The big lie, however, is encapsulated in the document’s title: “Get Brexit Done. Unleash Britain’s Potential.” Like Take Back Control, it is an effective slogan, appealing not only to hardcore leavers but to a broader population, tired of years of bickering and stasis, who want it all to be over. The problem is that it bears no relation to reality. Far from allowing the UK to wash its hands of the whole affair, passing Mr Johnson’s deal will pull it further into the quagmire. Signing the withdrawal agreement is only the start.

To claim, as the chancellor Sajid Javid did, that an EU-UK trade deal can be done “certainly by the end of next year” is not disingenous but absurd – unless the plan is to say yes to everything the 27 request. Even then an extension would probably be necessary. Canada took seven years to sign off the limited agreement which Mr Johnson cites; it sends the EU just 8% of its exports, against the UK’s 45%.

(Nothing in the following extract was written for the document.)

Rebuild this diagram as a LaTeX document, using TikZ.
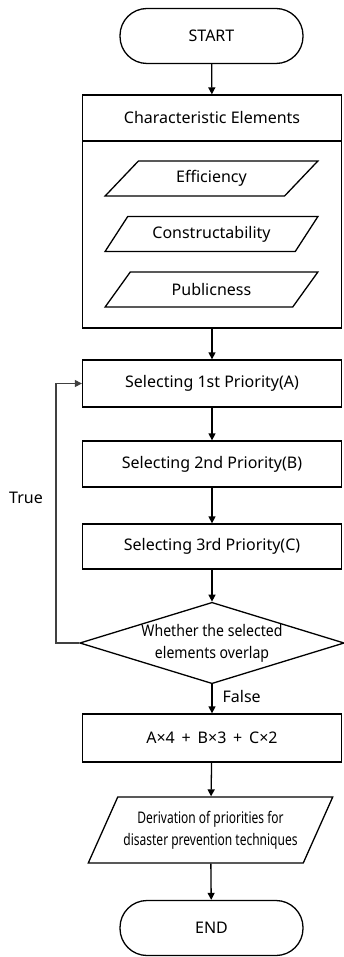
\documentclass[tikz,border=0pt]{standalone}
\usepackage{fontspec}
\setmainfont{Noto Sans}
\usetikzlibrary{shapes.geometric,arrows.meta}
\begin{document}
\begin{tikzpicture}[x=1pt,y=-1pt,
  font=\fontsize{16}{19}\selectfont,
  every node/.style={inner sep=0pt},
  line/.style={line width=1.3pt, draw=black},
  arr/.style={line, -{Triangle[length=7pt,width=7pt]}},
  term/.style={draw, line width=1.3pt, rounded corners=27pt, minimum width=183pt, minimum height=55pt},
  box/.style={draw, line width=1.3pt, minimum width=259pt, minimum height=46pt},
  para/.style={draw, line width=1.3pt, trapezium, trapezium left angle=45, trapezium right angle=135, trapezium stretches=true, minimum width=213pt, minimum height=35pt},
]
\useasboundingbox (0,0) rectangle (343,957);

\node[term] (start) at (211.5,36) {START};
\node[box] (ch) at (212,118) {Characteristic Elements};
\node[box, minimum height=187pt] (cb) at (212,234.5) {};
\node[para] (p1) at (211.5,178.5) {Efficiency};
\node[para] (p2) at (211.5,234) {Constructability};
\node[para] (p3) at (211.5,289.5) {Publicness};

\node[box, minimum height=47pt] (s1) at (212,383.5) {Selecting 1st Priority(A)};
\node[box] (s2) at (212,464) {Selecting 2nd Priority(B)};
\node[box, minimum height=45pt] (s3) at (212,546.5) {Selecting 3rd Priority(C)};

\node[diamond, draw, line width=1.3pt, aspect=3.25, minimum width=259pt, minimum height=80pt, align=center, font=\fontsize{16}{22}\selectfont\addfontfeature{FakeStretch=0.88}] (dec) at (212,643) {Whether the selected\\elements overlap};

\node[box, minimum height=48pt] (f) at (212,738) {A×4 \,+\, B×3 \,+\, C×2};

\node[draw, line width=1.3pt, trapezium, trapezium left angle=54, trapezium right angle=126, trapezium stretches=true, minimum width=245pt, minimum height=66pt, align=center, font=\fontsize{16}{22}\selectfont\addfontfeature{FakeStretch=0.75}] (d) at (210.5,830) {Derivation of priorities for\\disaster prevention techniques};

\node[term] (end) at (211.5,928) {END};

\draw[arr] (start) -- (ch);
\draw[arr] (cb) -- (s1);
\draw[arr] (s1) -- (s2);
\draw[arr] (s2) -- (s3);
\draw[arr] (s3) -- (dec);
\draw[arr] (dec) -- node[right=10pt, pos=0.42] (fl) {False} (f);
\draw[arr] (f) -- (d);
\draw[arr] (d) -- (end);

\coordinate (lp) at (56,643);
\draw[line width=1.1pt, draw=black!75, -{Triangle[length=7pt,width=7pt]}] (dec.west) -- (lp) |- (s1.west);
\node (tr) at (26,498) {True};
\end{tikzpicture}
\end{document}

The triple tax lock would constrain a Conservative government anyway. But it would have no headroom whatsoever in a post-Brexit environment. Mr Johnson’s deal is expected to cost the UK economy more than his predecessor’s, and as much as £70bn over the next decade compared with remaining in the EU, according to a leading thinktank. Britain’s potential will be smothered, not unleashed. What would come next? Probably the deregulatory free-for-all that the Tory right have long craved. Manifestos are supposed to show what’s on offer, but this is not a proper menu and the hefty bill for the inedible meal you never ordered may be arriving soon.

The danger is that Tory tactics may prove effective at the polls. It would suit the prime minister if his ideas avoided close scrutiny. There is still time for others to deprive him of that privilege.